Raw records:
* * * *

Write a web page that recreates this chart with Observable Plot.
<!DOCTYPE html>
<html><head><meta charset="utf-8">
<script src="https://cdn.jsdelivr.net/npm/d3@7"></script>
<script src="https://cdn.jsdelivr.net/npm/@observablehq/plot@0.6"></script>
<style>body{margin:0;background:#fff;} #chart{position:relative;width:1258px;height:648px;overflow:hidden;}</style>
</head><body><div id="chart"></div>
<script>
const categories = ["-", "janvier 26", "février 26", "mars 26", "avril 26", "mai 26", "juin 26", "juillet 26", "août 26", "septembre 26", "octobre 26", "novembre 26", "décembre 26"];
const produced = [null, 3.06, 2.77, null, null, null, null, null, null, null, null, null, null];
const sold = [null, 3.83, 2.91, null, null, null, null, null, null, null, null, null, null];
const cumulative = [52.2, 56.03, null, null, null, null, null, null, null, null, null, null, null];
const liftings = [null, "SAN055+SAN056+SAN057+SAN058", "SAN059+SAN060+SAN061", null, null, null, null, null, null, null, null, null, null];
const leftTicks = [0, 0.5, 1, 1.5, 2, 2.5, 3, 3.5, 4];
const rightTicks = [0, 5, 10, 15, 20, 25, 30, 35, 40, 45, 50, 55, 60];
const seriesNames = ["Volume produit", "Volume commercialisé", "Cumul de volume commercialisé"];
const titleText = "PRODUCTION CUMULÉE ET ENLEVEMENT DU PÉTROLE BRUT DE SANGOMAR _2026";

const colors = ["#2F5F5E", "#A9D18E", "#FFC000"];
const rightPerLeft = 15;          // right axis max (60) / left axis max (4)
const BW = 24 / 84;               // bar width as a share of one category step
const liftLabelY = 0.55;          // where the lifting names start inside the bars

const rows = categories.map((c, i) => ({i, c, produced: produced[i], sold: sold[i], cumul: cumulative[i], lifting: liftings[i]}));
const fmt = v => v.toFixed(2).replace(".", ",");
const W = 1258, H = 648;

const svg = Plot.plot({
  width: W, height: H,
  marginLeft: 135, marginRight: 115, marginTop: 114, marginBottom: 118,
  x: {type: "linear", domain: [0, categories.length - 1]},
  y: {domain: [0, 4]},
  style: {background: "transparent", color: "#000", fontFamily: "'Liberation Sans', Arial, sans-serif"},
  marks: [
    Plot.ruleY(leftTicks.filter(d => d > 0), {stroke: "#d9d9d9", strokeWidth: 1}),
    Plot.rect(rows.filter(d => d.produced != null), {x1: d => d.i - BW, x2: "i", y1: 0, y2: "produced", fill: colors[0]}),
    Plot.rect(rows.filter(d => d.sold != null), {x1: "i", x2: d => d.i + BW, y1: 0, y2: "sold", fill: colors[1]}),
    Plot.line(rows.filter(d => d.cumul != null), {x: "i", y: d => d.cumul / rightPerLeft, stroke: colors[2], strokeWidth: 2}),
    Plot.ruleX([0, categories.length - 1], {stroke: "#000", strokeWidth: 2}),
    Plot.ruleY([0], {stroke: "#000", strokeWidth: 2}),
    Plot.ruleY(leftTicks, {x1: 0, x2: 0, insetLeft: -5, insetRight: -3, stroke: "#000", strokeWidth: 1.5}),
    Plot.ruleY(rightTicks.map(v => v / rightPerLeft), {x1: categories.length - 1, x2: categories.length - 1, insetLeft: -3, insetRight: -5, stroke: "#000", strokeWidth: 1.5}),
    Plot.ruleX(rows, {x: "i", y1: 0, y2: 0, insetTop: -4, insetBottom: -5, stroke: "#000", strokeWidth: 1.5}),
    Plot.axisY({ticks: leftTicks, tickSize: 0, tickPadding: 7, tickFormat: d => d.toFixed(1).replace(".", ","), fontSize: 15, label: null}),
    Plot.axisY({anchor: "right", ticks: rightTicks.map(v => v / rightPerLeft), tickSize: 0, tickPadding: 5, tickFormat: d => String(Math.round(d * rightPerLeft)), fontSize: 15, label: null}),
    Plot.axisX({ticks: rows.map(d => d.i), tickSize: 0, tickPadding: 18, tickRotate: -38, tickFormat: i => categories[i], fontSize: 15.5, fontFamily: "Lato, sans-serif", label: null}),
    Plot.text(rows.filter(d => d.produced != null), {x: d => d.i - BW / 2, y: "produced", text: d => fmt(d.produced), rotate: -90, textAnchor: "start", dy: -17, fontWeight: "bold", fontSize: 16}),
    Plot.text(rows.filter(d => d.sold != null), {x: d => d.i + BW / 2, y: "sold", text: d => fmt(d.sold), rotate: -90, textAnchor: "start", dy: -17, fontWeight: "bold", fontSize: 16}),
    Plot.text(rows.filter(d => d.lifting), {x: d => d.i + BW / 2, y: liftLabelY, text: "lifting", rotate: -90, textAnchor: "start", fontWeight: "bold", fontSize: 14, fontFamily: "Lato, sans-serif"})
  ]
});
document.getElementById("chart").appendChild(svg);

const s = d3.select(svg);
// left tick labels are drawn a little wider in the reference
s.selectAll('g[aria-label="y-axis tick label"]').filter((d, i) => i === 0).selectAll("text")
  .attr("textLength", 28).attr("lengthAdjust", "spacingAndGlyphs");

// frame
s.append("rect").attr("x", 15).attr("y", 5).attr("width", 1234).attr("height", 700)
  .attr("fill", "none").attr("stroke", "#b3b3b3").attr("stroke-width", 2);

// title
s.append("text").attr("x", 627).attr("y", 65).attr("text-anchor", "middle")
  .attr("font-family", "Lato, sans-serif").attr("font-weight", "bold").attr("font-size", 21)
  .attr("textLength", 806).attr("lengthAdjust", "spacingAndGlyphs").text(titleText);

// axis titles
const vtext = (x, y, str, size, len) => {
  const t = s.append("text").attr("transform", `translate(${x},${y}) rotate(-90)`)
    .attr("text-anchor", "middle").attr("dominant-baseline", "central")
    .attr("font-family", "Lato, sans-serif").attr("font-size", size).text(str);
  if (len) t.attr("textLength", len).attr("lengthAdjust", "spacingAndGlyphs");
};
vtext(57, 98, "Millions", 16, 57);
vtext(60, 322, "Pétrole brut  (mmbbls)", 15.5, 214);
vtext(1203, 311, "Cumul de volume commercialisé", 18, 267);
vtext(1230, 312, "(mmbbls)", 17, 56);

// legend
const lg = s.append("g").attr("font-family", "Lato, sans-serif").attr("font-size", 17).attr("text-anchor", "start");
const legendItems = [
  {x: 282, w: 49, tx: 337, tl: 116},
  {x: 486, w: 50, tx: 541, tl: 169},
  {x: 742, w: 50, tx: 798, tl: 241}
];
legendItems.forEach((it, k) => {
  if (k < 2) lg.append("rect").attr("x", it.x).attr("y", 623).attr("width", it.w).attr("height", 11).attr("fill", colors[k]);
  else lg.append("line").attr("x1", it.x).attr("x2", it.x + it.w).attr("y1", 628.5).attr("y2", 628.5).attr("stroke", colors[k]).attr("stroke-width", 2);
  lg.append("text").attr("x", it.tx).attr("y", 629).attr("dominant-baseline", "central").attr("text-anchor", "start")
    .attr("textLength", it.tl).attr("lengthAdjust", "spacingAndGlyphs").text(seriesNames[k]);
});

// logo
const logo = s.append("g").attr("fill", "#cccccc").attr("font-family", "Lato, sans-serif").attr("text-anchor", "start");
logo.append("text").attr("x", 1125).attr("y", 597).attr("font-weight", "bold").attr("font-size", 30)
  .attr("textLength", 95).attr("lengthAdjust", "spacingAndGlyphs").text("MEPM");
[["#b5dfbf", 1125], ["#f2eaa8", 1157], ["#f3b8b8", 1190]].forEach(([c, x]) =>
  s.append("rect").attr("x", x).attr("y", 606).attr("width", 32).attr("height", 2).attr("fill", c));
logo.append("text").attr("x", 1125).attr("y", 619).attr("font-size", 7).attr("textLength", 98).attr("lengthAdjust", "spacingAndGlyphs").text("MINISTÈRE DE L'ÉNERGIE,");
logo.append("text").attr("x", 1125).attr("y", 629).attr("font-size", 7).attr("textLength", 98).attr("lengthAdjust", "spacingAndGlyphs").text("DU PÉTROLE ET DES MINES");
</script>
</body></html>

* * * *

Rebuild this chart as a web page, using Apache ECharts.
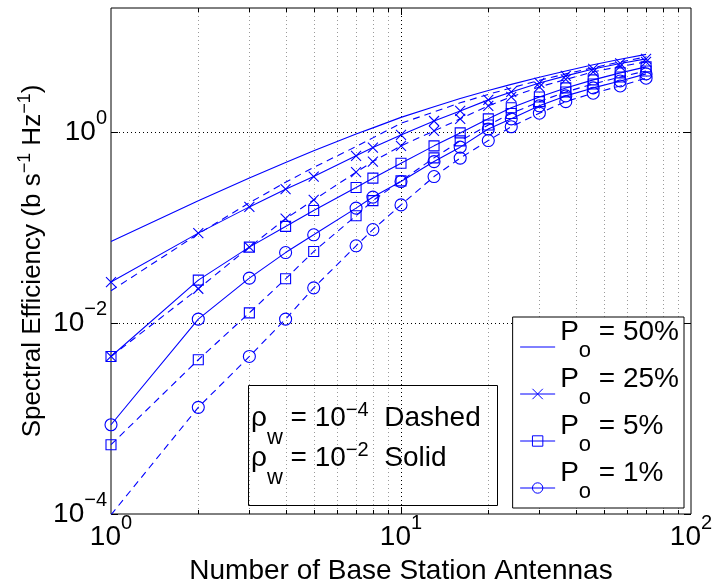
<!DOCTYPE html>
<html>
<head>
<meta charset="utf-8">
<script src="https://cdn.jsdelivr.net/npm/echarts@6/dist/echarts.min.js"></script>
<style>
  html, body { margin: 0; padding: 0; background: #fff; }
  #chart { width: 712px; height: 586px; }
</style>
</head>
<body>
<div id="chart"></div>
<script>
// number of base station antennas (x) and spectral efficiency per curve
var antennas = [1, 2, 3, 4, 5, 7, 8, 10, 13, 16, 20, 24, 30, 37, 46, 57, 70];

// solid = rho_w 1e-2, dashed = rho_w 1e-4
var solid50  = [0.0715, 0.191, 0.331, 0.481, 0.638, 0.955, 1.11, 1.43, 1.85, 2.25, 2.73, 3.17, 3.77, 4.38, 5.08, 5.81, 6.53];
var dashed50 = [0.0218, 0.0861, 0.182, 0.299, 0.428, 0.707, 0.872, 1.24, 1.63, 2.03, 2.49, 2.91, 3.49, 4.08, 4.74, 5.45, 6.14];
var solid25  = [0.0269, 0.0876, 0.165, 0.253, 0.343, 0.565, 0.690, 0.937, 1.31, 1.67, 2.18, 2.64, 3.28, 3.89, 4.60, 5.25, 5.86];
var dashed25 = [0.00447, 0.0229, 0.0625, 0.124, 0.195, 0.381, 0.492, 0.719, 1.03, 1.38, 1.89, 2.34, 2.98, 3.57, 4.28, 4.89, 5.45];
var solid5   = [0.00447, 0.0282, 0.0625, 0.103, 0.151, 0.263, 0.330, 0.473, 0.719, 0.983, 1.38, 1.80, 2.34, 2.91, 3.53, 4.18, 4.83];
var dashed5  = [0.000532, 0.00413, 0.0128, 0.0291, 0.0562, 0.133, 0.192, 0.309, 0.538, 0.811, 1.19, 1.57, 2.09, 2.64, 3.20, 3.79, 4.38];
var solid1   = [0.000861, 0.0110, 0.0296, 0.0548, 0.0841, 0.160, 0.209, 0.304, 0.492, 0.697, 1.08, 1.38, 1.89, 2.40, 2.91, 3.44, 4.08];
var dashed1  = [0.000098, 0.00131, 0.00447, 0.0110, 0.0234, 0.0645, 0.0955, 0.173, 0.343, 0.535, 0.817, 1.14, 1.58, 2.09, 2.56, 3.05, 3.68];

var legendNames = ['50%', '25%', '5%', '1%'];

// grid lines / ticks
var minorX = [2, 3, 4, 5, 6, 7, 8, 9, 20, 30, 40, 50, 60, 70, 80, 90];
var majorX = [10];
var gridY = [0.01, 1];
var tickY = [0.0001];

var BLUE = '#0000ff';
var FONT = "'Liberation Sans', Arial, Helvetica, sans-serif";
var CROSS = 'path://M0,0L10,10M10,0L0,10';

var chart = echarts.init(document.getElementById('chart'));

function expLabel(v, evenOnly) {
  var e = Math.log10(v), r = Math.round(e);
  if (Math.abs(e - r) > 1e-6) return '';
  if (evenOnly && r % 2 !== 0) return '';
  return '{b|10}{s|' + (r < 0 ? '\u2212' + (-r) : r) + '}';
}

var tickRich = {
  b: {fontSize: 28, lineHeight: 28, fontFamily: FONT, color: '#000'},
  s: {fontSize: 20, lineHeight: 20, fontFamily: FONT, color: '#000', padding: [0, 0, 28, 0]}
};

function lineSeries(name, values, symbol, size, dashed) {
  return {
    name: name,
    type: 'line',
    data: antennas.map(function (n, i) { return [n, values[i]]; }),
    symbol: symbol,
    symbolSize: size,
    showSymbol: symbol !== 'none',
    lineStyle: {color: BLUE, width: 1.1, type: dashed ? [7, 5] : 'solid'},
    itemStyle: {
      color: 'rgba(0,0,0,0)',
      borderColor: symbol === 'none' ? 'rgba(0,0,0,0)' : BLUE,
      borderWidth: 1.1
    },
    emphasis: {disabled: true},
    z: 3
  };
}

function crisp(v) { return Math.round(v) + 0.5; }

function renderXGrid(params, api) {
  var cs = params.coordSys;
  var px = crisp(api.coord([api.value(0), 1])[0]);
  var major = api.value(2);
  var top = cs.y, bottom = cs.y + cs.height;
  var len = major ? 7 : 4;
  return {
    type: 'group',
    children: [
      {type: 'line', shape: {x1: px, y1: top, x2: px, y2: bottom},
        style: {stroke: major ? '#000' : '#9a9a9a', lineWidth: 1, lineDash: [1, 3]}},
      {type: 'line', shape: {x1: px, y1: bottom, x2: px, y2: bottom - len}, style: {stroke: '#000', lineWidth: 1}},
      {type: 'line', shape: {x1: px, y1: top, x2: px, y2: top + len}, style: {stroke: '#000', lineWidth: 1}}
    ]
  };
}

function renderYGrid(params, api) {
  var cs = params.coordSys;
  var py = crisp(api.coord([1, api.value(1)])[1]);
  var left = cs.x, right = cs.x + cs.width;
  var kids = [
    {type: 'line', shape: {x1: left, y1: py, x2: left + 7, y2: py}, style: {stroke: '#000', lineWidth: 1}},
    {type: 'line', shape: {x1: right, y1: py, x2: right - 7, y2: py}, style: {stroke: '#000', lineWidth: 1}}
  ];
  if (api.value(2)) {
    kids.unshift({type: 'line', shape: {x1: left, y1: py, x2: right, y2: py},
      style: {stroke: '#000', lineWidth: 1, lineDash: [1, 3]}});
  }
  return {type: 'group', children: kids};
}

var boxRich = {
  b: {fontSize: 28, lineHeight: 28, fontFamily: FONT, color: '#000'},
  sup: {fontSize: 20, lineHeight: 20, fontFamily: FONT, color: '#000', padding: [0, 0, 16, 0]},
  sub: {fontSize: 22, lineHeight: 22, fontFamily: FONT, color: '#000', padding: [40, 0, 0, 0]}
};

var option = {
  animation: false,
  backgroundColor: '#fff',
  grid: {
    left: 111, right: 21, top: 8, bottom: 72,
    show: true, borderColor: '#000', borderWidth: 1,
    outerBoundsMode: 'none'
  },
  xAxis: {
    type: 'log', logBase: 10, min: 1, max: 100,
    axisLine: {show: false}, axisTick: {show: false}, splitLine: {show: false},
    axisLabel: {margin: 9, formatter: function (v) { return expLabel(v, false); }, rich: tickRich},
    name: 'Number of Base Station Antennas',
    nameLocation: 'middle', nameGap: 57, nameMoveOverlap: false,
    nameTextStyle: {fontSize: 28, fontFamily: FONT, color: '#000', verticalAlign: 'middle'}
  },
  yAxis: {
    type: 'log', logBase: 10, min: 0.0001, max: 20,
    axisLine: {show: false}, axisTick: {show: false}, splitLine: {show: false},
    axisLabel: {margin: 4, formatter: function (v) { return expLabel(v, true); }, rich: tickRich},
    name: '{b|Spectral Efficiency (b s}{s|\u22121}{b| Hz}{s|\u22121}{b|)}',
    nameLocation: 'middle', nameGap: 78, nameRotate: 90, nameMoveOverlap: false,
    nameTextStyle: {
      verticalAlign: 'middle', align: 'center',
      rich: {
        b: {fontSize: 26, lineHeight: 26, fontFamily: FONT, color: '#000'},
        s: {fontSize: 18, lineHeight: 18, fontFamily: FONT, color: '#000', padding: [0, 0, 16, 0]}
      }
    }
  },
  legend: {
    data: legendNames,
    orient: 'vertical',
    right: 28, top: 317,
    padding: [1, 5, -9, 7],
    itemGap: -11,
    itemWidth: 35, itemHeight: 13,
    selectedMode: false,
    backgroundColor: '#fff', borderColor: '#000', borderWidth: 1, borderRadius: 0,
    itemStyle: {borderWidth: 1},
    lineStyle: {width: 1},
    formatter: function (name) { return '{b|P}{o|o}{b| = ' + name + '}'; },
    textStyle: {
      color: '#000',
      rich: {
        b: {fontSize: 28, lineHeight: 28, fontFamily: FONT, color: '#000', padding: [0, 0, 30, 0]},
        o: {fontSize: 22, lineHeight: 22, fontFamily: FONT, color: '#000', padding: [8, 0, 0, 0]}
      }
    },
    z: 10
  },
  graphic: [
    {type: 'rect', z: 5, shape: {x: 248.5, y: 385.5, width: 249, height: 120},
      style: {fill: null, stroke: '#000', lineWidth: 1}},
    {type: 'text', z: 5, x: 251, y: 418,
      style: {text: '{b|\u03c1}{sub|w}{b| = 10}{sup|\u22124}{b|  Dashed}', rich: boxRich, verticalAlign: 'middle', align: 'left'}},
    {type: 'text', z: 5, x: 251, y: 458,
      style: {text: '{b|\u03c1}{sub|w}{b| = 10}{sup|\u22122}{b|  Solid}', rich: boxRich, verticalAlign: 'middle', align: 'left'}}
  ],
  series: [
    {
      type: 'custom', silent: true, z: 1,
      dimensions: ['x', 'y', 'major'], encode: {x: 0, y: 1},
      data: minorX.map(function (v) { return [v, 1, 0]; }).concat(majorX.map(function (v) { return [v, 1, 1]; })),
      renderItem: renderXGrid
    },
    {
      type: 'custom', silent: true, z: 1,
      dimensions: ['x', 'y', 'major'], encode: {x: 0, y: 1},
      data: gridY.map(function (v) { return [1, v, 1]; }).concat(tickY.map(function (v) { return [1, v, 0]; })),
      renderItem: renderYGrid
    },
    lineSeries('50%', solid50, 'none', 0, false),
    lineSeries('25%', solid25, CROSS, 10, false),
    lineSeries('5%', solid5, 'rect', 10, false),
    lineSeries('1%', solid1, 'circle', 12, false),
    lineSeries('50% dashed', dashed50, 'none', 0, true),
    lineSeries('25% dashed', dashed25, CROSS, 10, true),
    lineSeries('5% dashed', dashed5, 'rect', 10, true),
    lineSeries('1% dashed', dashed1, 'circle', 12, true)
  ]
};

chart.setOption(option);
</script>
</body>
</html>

* * * *

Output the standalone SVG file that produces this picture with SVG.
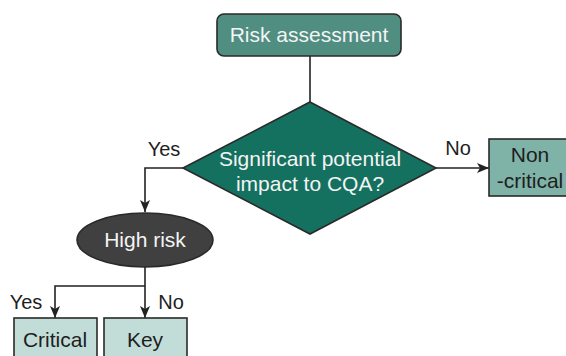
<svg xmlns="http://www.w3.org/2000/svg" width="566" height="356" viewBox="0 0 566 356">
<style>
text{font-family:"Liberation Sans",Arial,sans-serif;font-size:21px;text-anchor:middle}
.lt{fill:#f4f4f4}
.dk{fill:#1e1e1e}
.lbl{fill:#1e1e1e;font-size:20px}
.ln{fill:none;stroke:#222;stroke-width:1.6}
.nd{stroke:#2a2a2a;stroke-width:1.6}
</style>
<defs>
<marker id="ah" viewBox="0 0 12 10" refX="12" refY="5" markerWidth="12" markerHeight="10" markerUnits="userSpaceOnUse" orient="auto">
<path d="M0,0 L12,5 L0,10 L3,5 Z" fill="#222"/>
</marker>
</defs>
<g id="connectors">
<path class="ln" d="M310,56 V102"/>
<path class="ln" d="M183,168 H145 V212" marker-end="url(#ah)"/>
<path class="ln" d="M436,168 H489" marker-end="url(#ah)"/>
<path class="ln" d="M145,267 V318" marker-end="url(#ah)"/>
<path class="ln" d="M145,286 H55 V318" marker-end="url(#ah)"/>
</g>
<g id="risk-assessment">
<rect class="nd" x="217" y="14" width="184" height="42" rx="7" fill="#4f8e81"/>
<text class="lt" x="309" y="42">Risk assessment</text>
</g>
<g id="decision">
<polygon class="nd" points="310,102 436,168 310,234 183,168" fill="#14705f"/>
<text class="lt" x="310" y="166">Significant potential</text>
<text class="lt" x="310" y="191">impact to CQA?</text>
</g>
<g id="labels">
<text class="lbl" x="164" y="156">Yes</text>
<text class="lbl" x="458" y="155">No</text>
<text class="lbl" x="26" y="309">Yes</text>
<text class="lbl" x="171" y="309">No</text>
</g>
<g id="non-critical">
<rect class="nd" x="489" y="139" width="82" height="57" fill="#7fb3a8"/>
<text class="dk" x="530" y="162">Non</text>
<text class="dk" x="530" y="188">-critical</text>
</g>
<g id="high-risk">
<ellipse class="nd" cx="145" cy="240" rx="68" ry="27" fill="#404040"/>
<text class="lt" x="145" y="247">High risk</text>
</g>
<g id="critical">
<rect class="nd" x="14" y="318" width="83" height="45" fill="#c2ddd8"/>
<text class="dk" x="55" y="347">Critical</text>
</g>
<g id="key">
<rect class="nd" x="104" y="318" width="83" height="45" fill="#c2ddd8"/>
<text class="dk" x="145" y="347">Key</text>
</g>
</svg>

* * * *

- **EXERCISE**: What lines above run from the one with "Rebuild this chart" to the one with "46, 57, 70];"? Give them again exactly, ends included, and leave the pictures out.

- **EXPECTED OUTPUT**:
Rebuild this chart as a web page, using Apache ECharts.
<!DOCTYPE html>
<html>
<head>
<meta charset="utf-8">
<script src="https://cdn.jsdelivr.net/npm/echarts@6/dist/echarts.min.js"></script>
<style>
  html, body { margin: 0; padding: 0; background: #fff; }
  #chart { width: 712px; height: 586px; }
</style>
</head>
<body>
<div id="chart"></div>
<script>
// number of base station antennas (x) and spectral efficiency per curve
var antennas = [1, 2, 3, 4, 5, 7, 8, 10, 13, 16, 20, 24, 30, 37, 46, 57, 70];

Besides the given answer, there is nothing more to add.